This work addresses the challenge of unsupervised visual representation learning for object-centric perception, inspired by infant cognitive development. Methodologically, it introduces the first framework that jointly leverages optical flow estimation and motion boundary clustering to generate pseudo-instance masks, which supervise end-to-end contrastive learning—without any human annotations, camera calibration, or geometric priors. Its core contribution lies in using motion boundaries as intrinsic, label-free supervisory signals to enable truly annotation-agnostic “visual instance” abstraction, thereby bridging a critical gap in foundation models’ capability for instance-level representation. Evaluated on monocular depth estimation, 3D object detection, and occupancy prediction, the approach significantly outperforms both supervised and self-supervised baselines while demonstrating strong cross-scene generalization.
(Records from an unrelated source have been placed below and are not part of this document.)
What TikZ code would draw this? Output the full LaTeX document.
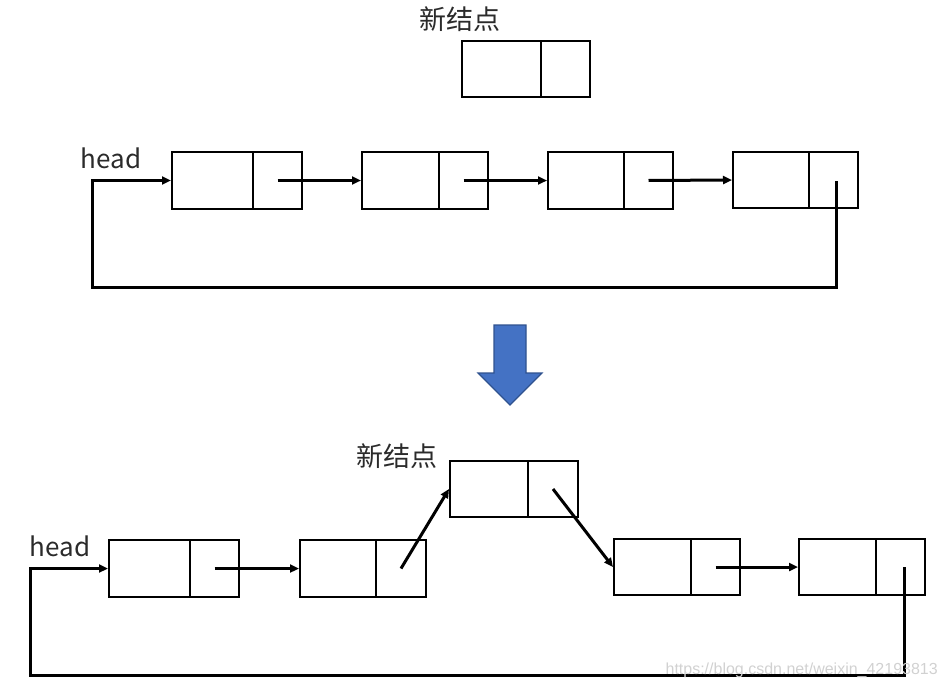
\documentclass[tikz,border=0pt]{standalone}
\usepackage{fontspec}
\setmainfont{Noto Sans CJK SC}
\newfontfamily\wmfont{Liberation Sans}
\usetikzlibrary{arrows.meta}
\definecolor{txt}{HTML}{2b2b2b}
\definecolor{bluefill}{HTML}{4472C4}
\definecolor{blueedge}{HTML}{2F528F}
\tikzset{
  lbox/.style={draw=black, line width=2pt, inner sep=0pt},
  ptr/.style={line width=3pt, -{Triangle[length=9pt,width=8pt]}},
  lbl/.style={text=txt, inner sep=0pt, font=\fontsize{27}{30}\selectfont},
  headlbl/.style={text=txt, inner sep=0pt, font=\fontsize{26}{28}\selectfont},
  wm/.style={text=black!18, inner sep=0pt, font=\wmfont\fontsize{16}{18}\selectfont}
}
% name, x1, x2, divider, y1, y2
\newcommand{\lnode}[6]{%
  \node[lbox, minimum width={#3-#2}, minimum height={#6-#5}] (#1) at ({(#2+#3)/2},{(#5+#6)/2}) {};
  \draw[line width=2pt] (#4,#5) -- (#4,#6);
  \coordinate (#1p) at ({(#4+#3)/2},{(#5+#6)/2});
}
\begin{document}
\begin{tikzpicture}[x=1pt,y=-1pt]
\useasboundingbox (0,0) rectangle (946,685);
% ---------- top ----------
\node[lbl] (newlbl1) at (460,19) {新结点};
\lnode{N1}{462}{590}{541}{41}{97}
\lnode{A1}{172}{302}{253}{152}{209}
\lnode{A2}{362}{488}{439}{152}{209}
\lnode{A3}{548}{673}{624}{152}{209}
\lnode{A4}{733}{858}{809}{152}{208}
\coordinate (A4p) at (836,181);
\node[headlbl] (head1) at (111,158) {head};
\draw[ptr] (A1p) -- (A2.west);
\draw[ptr] (A2p) -- (A3.west);
\draw[ptr] (A3p) -- (A4.west);
\coordinate (L1a) at (92,287);
\draw[ptr] (A4p) -- (A4p |- L1a) -- (L1a) -- (L1a |- A1.west) -- (A1.west);
% ---------- blue arrow ----------
\draw[fill=bluefill, draw=blueedge, line width=1.2pt, line join=miter] (494,325) -- (526,325) -- (526,373) -- (542,373) -- (510,405) -- (478,373) -- (494,373) -- cycle;
% ---------- bottom ----------
\node[lbl] (newlbl2) at (397,456) {新结点};
\lnode{N2}{450}{578}{528}{461}{517}
\lnode{C1}{109}{239}{190}{540}{597}
\lnode{C2}{300}{426}{376}{540}{597}
\lnode{C3}{614}{740}{691}{539}{595}
\lnode{C4}{799}{925}{876}{539}{595}
\coordinate (C4p) at (904,567);
\node[headlbl] (head2) at (60,546) {head};
\draw[ptr] (C1p) -- (C2.west);
\draw[ptr] (C2p) -- (N2.west);
\draw[ptr] (N2p) -- (C3.west);
\draw[ptr] (C3p) -- (C4.west);
\coordinate (L2a) at (30,675);
\draw[ptr] (C4p) -- (C4p |- L2a) -- (L2a) -- (L2a |- C1.west) -- (C1.west);
\node[wm, anchor=south east] (wmark) at (938,678) {https://blog.csdn.net/weixin\_42193813};
\end{tikzpicture}
\end{document}
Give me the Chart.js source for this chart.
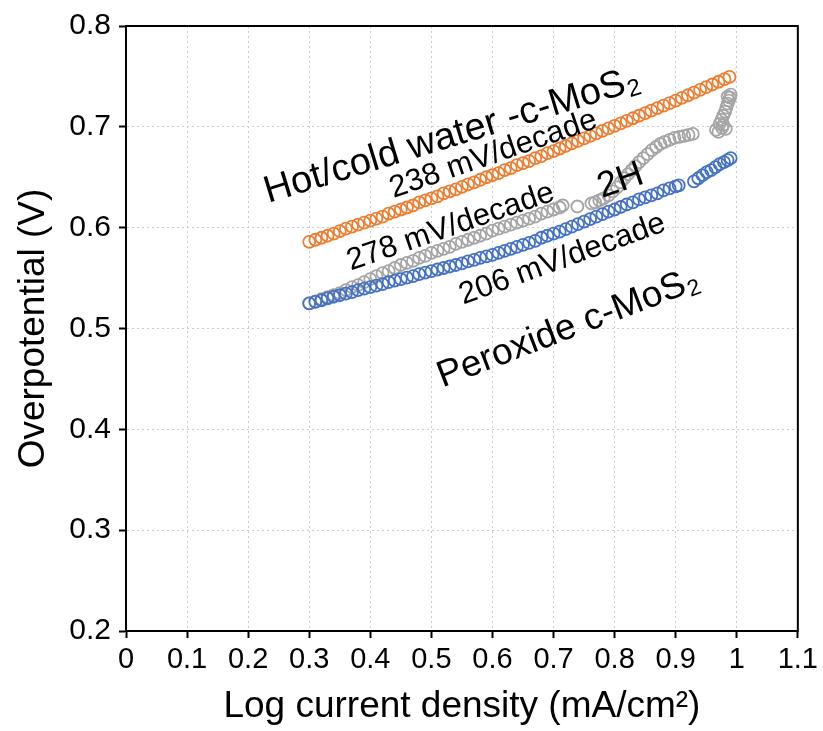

Object concepts play a foundational role in human visual cognition, enabling perception, memory, and interaction in the physical world. Inspired by findings in developmental neuroscience - where infants are shown to acquire object understanding through observation of motion - we propose a biologically inspired framework for learning object-centric visual representations in an unsupervised manner. Our key insight is that motion boundary serves as a strong signal for object-level grouping, which can be used to derive pseudo instance supervision from raw videos. Concretely, we generate motion-based instance masks using off-the-shelf optical flow and clustering algorithms, and use them to train visual encoders via contrastive learning. Our framework is fully label-free and does not rely on camera calibration, making it scalable to large-scale unstructured video data. We evaluate our approach on three downstream tasks spanning both low-level (monocular depth estimation) and high-level (3D object detection and occupancy prediction) vision. Our models outperform previous supervised and self-supervised baselines and demonstrate strong generalization to unseen scenes. These results suggest that motion-induced object representations offer a compelling alternative to existing vision foundation models, capturing a crucial but overlooked level of abstraction: the visual instance. The corresponding code will be released upon paper acceptance.